▸ Exercise goal: All the data below goes into the copy word for word, but the pictures don't.

▸ Material provided:

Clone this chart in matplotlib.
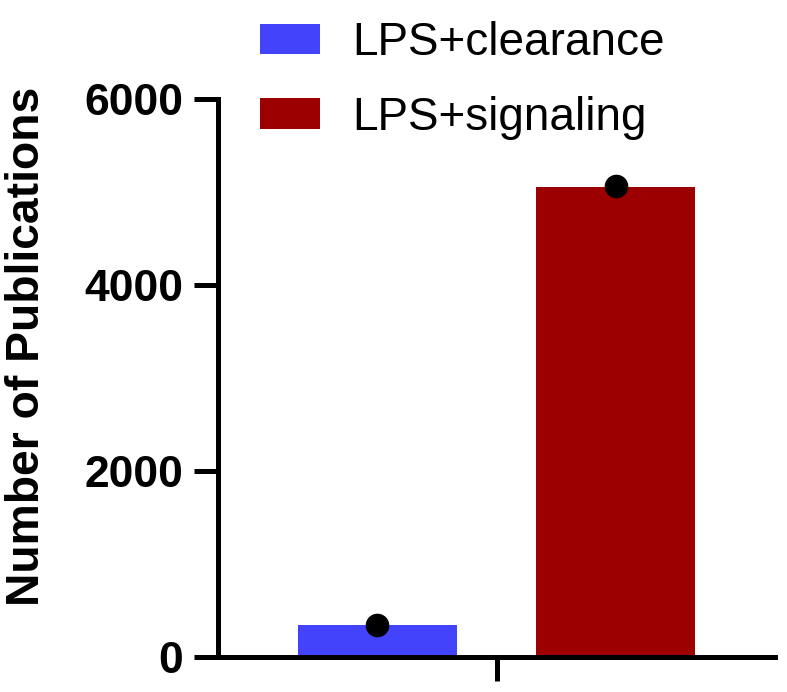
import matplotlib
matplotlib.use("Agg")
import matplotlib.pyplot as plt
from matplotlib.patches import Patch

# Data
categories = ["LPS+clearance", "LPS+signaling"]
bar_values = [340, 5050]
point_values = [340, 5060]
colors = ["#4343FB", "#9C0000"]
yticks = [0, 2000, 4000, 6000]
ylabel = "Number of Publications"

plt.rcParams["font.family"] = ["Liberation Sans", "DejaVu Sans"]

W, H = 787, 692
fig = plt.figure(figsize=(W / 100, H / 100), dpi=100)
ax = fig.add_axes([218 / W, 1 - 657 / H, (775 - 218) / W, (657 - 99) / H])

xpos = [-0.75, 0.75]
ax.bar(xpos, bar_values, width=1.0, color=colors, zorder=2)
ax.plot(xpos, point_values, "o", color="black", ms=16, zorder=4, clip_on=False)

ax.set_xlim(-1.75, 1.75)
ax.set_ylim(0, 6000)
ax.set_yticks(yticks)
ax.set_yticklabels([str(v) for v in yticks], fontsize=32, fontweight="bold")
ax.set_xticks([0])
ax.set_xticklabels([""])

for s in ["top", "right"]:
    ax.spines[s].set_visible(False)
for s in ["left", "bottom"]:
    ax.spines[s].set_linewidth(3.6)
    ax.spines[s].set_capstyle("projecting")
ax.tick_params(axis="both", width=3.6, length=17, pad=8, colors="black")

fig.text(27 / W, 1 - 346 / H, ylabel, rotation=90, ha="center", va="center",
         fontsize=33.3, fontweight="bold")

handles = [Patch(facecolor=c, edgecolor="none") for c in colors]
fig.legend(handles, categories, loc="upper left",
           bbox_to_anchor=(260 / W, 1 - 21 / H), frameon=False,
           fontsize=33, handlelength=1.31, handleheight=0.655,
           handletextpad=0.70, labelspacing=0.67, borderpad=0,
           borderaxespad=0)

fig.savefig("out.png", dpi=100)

▸ Answer to the exercise:
Clone this chart in matplotlib.
import matplotlib
matplotlib.use("Agg")
import matplotlib.pyplot as plt
from matplotlib.patches import Patch

# Data
categories = ["LPS+clearance", "LPS+signaling"]
bar_values = [340, 5050]
point_values = [340, 5060]
colors = ["#4343FB", "#9C0000"]
yticks = [0, 2000, 4000, 6000]
ylabel = "Number of Publications"

plt.rcParams["font.family"] = ["Liberation Sans", "DejaVu Sans"]

W, H = 787, 692
fig = plt.figure(figsize=(W / 100, H / 100), dpi=100)
ax = fig.add_axes([218 / W, 1 - 657 / H, (775 - 218) / W, (657 - 99) / H])

xpos = [-0.75, 0.75]
ax.bar(xpos, bar_values, width=1.0, color=colors, zorder=2)
ax.plot(xpos, point_values, "o", color="black", ms=16, zorder=4, clip_on=False)

ax.set_xlim(-1.75, 1.75)
ax.set_ylim(0, 6000)
ax.set_yticks(yticks)
ax.set_yticklabels([str(v) for v in yticks], fontsize=32, fontweight="bold")
ax.set_xticks([0])
ax.set_xticklabels([""])

for s in ["top", "right"]:
    ax.spines[s].set_visible(False)
for s in ["left", "bottom"]:
    ax.spines[s].set_linewidth(3.6)
    ax.spines[s].set_capstyle("projecting")
ax.tick_params(axis="both", width=3.6, length=17, pad=8, colors="black")

fig.text(27 / W, 1 - 346 / H, ylabel, rotation=90, ha="center", va="center",
         fontsize=33.3, fontweight="bold")

handles = [Patch(facecolor=c, edgecolor="none") for c in colors]
fig.legend(handles, categories, loc="upper left",
           bbox_to_anchor=(260 / W, 1 - 21 / H), frameon=False,
           fontsize=33, handlelength=1.31, handleheight=0.655,
           handletextpad=0.70, labelspacing=0.67, borderpad=0,
           borderaxespad=0)

fig.savefig("out.png", dpi=100)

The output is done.